▶

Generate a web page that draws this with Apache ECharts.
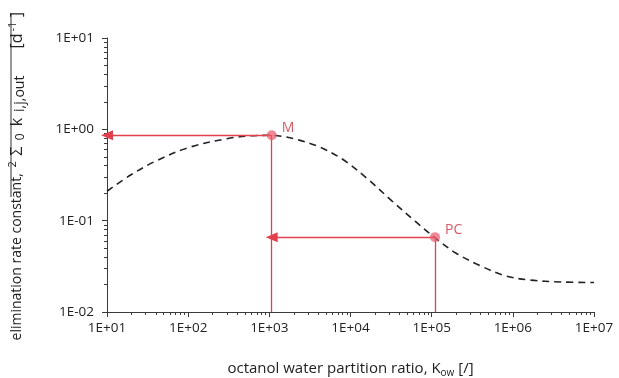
<!DOCTYPE html>
<html>
<head>
<meta charset="utf-8">
<script src="https://cdn.jsdelivr.net/npm/echarts@6/dist/echarts.min.js"></script>
<style>html,body{margin:0;padding:0;background:#fff}#c{width:619px;height:378px}</style>
</head>
<body>
<div id="c"></div>
<script>
// Curve (dashed): Kow values and elimination rate constants
var curveX = [10, 20, 40, 100, 300, 600, 1000, 1400, 2000, 4000, 8000, 16000, 32000, 63000, 110000, 200000, 400000, 800000, 1600000, 4000000, 10000000];
var curveY = [0.21, 0.32, 0.45, 0.63, 0.79, 0.85, 0.86, 0.84, 0.79, 0.65, 0.47, 0.29, 0.166, 0.098, 0.065, 0.044, 0.032, 0.025, 0.0224, 0.0213, 0.021];
// Highlighted points
var pointNames = ['M', 'PC'];
var pointX = [1070, 110000];
var pointY = [0.86, 0.066];
// Tick labels
var xMajor = [10, 100, 1000, 10000, 100000, 1000000, 10000000];
var xTickLabels = ['1E+01', '1E+02', '1E+03', '1E+04', '1E+05', '1E+06', '1E+07'];
var yMajor = [0.01, 0.1, 1, 10];
var yTickLabels = ['1E-02', '1E-01', '1E+00', '1E+01'];

function minorExponents(majors) {
  var out = [];
  for (var i = 0; i < majors.length - 1; i++) {
    for (var k = 2; k <= 9; k++) out.push(Math.log10(majors[i] * k));
  }
  return out;
}
function labelFor(majors, labels) {
  return function (v) {
    for (var i = 0; i < majors.length; i++) {
      if (Math.abs(Math.log10(v) - Math.log10(majors[i])) < 1e-6) return labels[i];
    }
    return '';
  };
}

var RED = '#e3404e';
var FONT = 'Open Sans';
var AX = '#3a3a3a';
var GL = 107, GR = 25, GT = 38, GB = 66, W = 619, H = 378;
var chart = echarts.init(document.getElementById('c'));

var curveData = curveX.map(function (x, i) { return [x, curveY[i]]; });
var pts = pointX.map(function (x, i) { return {name: pointNames[i], value: [x, pointY[i]]}; });
var lineStyleRed = {color: RED, width: 1.3, type: 'solid'};
var lx = Math.log10(xMajor[0]), hx = Math.log10(xMajor[xMajor.length - 1]);
var ly = Math.log10(yMajor[0]), hy = Math.log10(yMajor[yMajor.length - 1]);
var plotW = W - GL - GR, plotH = H - GT - GB;

function seg(size, va, lh, padL, padR) {
  return {fontFamily: FONT, fontSize: size, color: '#222', lineHeight: lh, verticalAlign: va, padding: [0, padR, 0, padL]};
}

chart.setOption({
  animation: false,
  grid: {left: GL, right: GR, top: GT, bottom: GB, outerBoundsMode: 'none', containLabel: false},
  xAxis: [{
    type: 'log', min: xMajor[0], max: xMajor[xMajor.length - 1], logBase: 10, position: 'bottom',
    axisLine: {show: true, onZero: false, lineStyle: {color: AX, width: 1}},
    axisTick: {show: true, length: 5, customValues: xMajor, lineStyle: {color: AX}},
    axisLabel: {customValues: xMajor, formatter: labelFor(xMajor, xTickLabels), color: '#222', fontFamily: FONT, fontSize: 13.5, margin: 9},
    splitLine: {show: false},
    name: '{t|octanol water partition ratio, K}{s|ow}{t| [/]}',
    nameLocation: 'middle', nameGap: 48,
    nameTextStyle: {rich: {
      t: {fontFamily: FONT, fontSize: 15, color: '#222'},
      s: {fontFamily: FONT, fontSize: 10, color: '#222', verticalAlign: 'bottom', padding: [8, 0, 0, 0]}
    }}
  }, {
    type: 'value', min: lx, max: hx, position: 'top', offset: -plotH, gridIndex: 0,
    axisLine: {show: false, onZero: false}, axisLabel: {show: false}, splitLine: {show: false},
    axisTick: {show: true, inside: true, length: 3, customValues: minorExponents(xMajor), lineStyle: {color: AX}}
  }],
  yAxis: [{
    type: 'log', min: yMajor[0], max: yMajor[yMajor.length - 1], logBase: 10, position: 'left',
    axisLine: {show: true, onZero: false, lineStyle: {color: AX, width: 1}},
    axisTick: {show: true, length: 5, customValues: yMajor, lineStyle: {color: AX}},
    axisLabel: {customValues: yMajor, formatter: labelFor(yMajor, yTickLabels), color: '#222', fontFamily: FONT, fontSize: 13.5, margin: 13},
    splitLine: {show: false},
    name: '{t|elimination rate constant, }{sp|2}{g|Σ}{sz|0}{k|k}{sb|i,j,out}{b|[d}{sp2|-1}{e|]}',
    nameLocation: 'middle', nameGap: 80, nameRotate: 90,
    nameTextStyle: {rich: {
      t: seg(14, 'middle', 20, 0, 0),
      sp: seg(11, 'top', 14, 2, 2),
      g: seg(16, 'middle', 20, 3.5, 3.5),
      sz: seg(12, 'bottom', 14, 3, 3),
      k: seg(16, 'middle', 20, 4, 4),
      sb: seg(14, 'bottom', 14, 2, 19),
      b: seg(16, 'middle', 20, 8, 0),
      sp2: seg(11, 'top', 14, 2, 2),
      e: seg(16, 'middle', 20, 2.5, 2.5)
    }}
  }, {
    type: 'value', min: ly, max: hy, position: 'right', offset: -plotW, gridIndex: 0,
    axisLine: {show: false, onZero: false}, axisLabel: {show: false}, splitLine: {show: false},
    axisTick: {show: true, inside: true, length: 3, customValues: minorExponents(yMajor), lineStyle: {color: AX}}
  }],
  graphic: [{type: 'line', shape: {x1: 11, y1: 13, x2: 11, y2: 197}, style: {stroke: '#333', lineWidth: 1}}],
  series: [
    {
      type: 'line', data: curveData, smooth: 0.35, symbol: 'none',
      lineStyle: {color: '#222', width: 1.6, type: [7, 5]}, z: 2
    },
    {
      type: 'scatter', data: pts, symbolSize: 10, z: 5,
      itemStyle: {color: 'rgba(232,92,108,0.9)'},
      label: {show: true, formatter: '{b}', position: 'right', color: '#c9303c', fontFamily: FONT, fontSize: 14,
        offset: [0, -7]},
      markLine: {
        silent: true, symbol: ['none', 'none'], animation: false,
        label: {show: false},
        lineStyle: lineStyleRed,
        data: [
          [{coord: [pointX[0], pointY[0]], symbol: 'none'}, {coord: [xMajor[0], pointY[0]], symbol: 'triangle', symbolSize: [10, 12]}],
          [{coord: [pointX[0], pointY[0]]}, {coord: [pointX[0], yMajor[0]]}],
          [{coord: [pointX[1], pointY[1]], symbol: 'none'}, {coord: [pointX[0], pointY[1]], symbol: 'triangle', symbolSize: [10, 12]}],
          [{coord: [pointX[1], pointY[1]]}, {coord: [pointX[1], yMajor[0]]}]
        ]
      }
    }
  ]
});
</script>
</body>
</html>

◀

* Problem description *
Leaving the pictures aside, transcribe the entire listing exactly.

* Output *
Generate a web page that draws this with Apache ECharts.
<!DOCTYPE html>
<html>
<head>
<meta charset="utf-8">
<script src="https://cdn.jsdelivr.net/npm/echarts@6/dist/echarts.min.js"></script>
<style>html,body{margin:0;padding:0;background:#fff}#c{width:619px;height:378px}</style>
</head>
<body>
<div id="c"></div>
<script>
// Curve (dashed): Kow values and elimination rate constants
var curveX = [10, 20, 40, 100, 300, 600, 1000, 1400, 2000, 4000, 8000, 16000, 32000, 63000, 110000, 200000, 400000, 800000, 1600000, 4000000, 10000000];
var curveY = [0.21, 0.32, 0.45, 0.63, 0.79, 0.85, 0.86, 0.84, 0.79, 0.65, 0.47, 0.29, 0.166, 0.098, 0.065, 0.044, 0.032, 0.025, 0.0224, 0.0213, 0.021];
// Highlighted points
var pointNames = ['M', 'PC'];
var pointX = [1070, 110000];
var pointY = [0.86, 0.066];
// Tick labels
var xMajor = [10, 100, 1000, 10000, 100000, 1000000, 10000000];
var xTickLabels = ['1E+01', '1E+02', '1E+03', '1E+04', '1E+05', '1E+06', '1E+07'];
var yMajor = [0.01, 0.1, 1, 10];
var yTickLabels = ['1E-02', '1E-01', '1E+00', '1E+01'];

function minorExponents(majors) {
  var out = [];
  for (var i = 0; i < majors.length - 1; i++) {
    for (var k = 2; k <= 9; k++) out.push(Math.log10(majors[i] * k));
  }
  return out;
}
function labelFor(majors, labels) {
  return function (v) {
    for (var i = 0; i < majors.length; i++) {
      if (Math.abs(Math.log10(v) - Math.log10(majors[i])) < 1e-6) return labels[i];
    }
    return '';
  };
}

var RED = '#e3404e';
var FONT = 'Open Sans';
var AX = '#3a3a3a';
var GL = 107, GR = 25, GT = 38, GB = 66, W = 619, H = 378;
var chart = echarts.init(document.getElementById('c'));

var curveData = curveX.map(function (x, i) { return [x, curveY[i]]; });
var pts = pointX.map(function (x, i) { return {name: pointNames[i], value: [x, pointY[i]]}; });
var lineStyleRed = {color: RED, width: 1.3, type: 'solid'};
var lx = Math.log10(xMajor[0]), hx = Math.log10(xMajor[xMajor.length - 1]);
var ly = Math.log10(yMajor[0]), hy = Math.log10(yMajor[yMajor.length - 1]);
var plotW = W - GL - GR, plotH = H - GT - GB;

function seg(size, va, lh, padL, padR) {
  return {fontFamily: FONT, fontSize: size, color: '#222', lineHeight: lh, verticalAlign: va, padding: [0, padR, 0, padL]};
}

chart.setOption({
  animation: false,
  grid: {left: GL, right: GR, top: GT, bottom: GB, outerBoundsMode: 'none', containLabel: false},
  xAxis: [{
    type: 'log', min: xMajor[0], max: xMajor[xMajor.length - 1], logBase: 10, position: 'bottom',
    axisLine: {show: true, onZero: false, lineStyle: {color: AX, width: 1}},
    axisTick: {show: true, length: 5, customValues: xMajor, lineStyle: {color: AX}},
    axisLabel: {customValues: xMajor, formatter: labelFor(xMajor, xTickLabels), color: '#222', fontFamily: FONT, fontSize: 13.5, margin: 9},
    splitLine: {show: false},
    name: '{t|octanol water partition ratio, K}{s|ow}{t| [/]}',
    nameLocation: 'middle', nameGap: 48,
    nameTextStyle: {rich: {
      t: {fontFamily: FONT, fontSize: 15, color: '#222'},
      s: {fontFamily: FONT, fontSize: 10, color: '#222', verticalAlign: 'bottom', padding: [8, 0, 0, 0]}
    }}
  }, {
    type: 'value', min: lx, max: hx, position: 'top', offset: -plotH, gridIndex: 0,
    axisLine: {show: false, onZero: false}, axisLabel: {show: false}, splitLine: {show: false},
    axisTick: {show: true, inside: true, length: 3, customValues: minorExponents(xMajor), lineStyle: {color: AX}}
  }],
  yAxis: [{
    type: 'log', min: yMajor[0], max: yMajor[yMajor.length - 1], logBase: 10, position: 'left',
    axisLine: {show: true, onZero: false, lineStyle: {color: AX, width: 1}},
    axisTick: {show: true, length: 5, customValues: yMajor, lineStyle: {color: AX}},
    axisLabel: {customValues: yMajor, formatter: labelFor(yMajor, yTickLabels), color: '#222', fontFamily: FONT, fontSize: 13.5, margin: 13},
    splitLine: {show: false},
    name: '{t|elimination rate constant, }{sp|2}{g|Σ}{sz|0}{k|k}{sb|i,j,out}{b|[d}{sp2|-1}{e|]}',
    nameLocation: 'middle', nameGap: 80, nameRotate: 90,
    nameTextStyle: {rich: {
      t: seg(14, 'middle', 20, 0, 0),
      sp: seg(11, 'top', 14, 2, 2),
      g: seg(16, 'middle', 20, 3.5, 3.5),
      sz: seg(12, 'bottom', 14, 3, 3),
      k: seg(16, 'middle', 20, 4, 4),
      sb: seg(14, 'bottom', 14, 2, 19),
      b: seg(16, 'middle', 20, 8, 0),
      sp2: seg(11, 'top', 14, 2, 2),
      e: seg(16, 'middle', 20, 2.5, 2.5)
    }}
  }, {
    type: 'value', min: ly, max: hy, position: 'right', offset: -plotW, gridIndex: 0,
    axisLine: {show: false, onZero: false}, axisLabel: {show: false}, splitLine: {show: false},
    axisTick: {show: true, inside: true, length: 3, customValues: minorExponents(yMajor), lineStyle: {color: AX}}
  }],
  graphic: [{type: 'line', shape: {x1: 11, y1: 13, x2: 11, y2: 197}, style: {stroke: '#333', lineWidth: 1}}],
  series: [
    {
      type: 'line', data: curveData, smooth: 0.35, symbol: 'none',
      lineStyle: {color: '#222', width: 1.6, type: [7, 5]}, z: 2
    },
    {
      type: 'scatter', data: pts, symbolSize: 10, z: 5,
      itemStyle: {color: 'rgba(232,92,108,0.9)'},
      label: {show: true, formatter: '{b}', position: 'right', color: '#c9303c', fontFamily: FONT, fontSize: 14,
        offset: [0, -7]},
      markLine: {
        silent: true, symbol: ['none', 'none'], animation: false,
        label: {show: false},
        lineStyle: lineStyleRed,
        data: [
          [{coord: [pointX[0], pointY[0]], symbol: 'none'}, {coord: [xMajor[0], pointY[0]], symbol: 'triangle', symbolSize: [10, 12]}],
          [{coord: [pointX[0], pointY[0]]}, {coord: [pointX[0], yMajor[0]]}],
          [{coord: [pointX[1], pointY[1]], symbol: 'none'}, {coord: [pointX[0], pointY[1]], symbol: 'triangle', symbolSize: [10, 12]}],
          [{coord: [pointX[1], pointY[1]]}, {coord: [pointX[1], yMajor[0]]}]
        ]
      }
    }
  ]
});
</script>
</body>
</html>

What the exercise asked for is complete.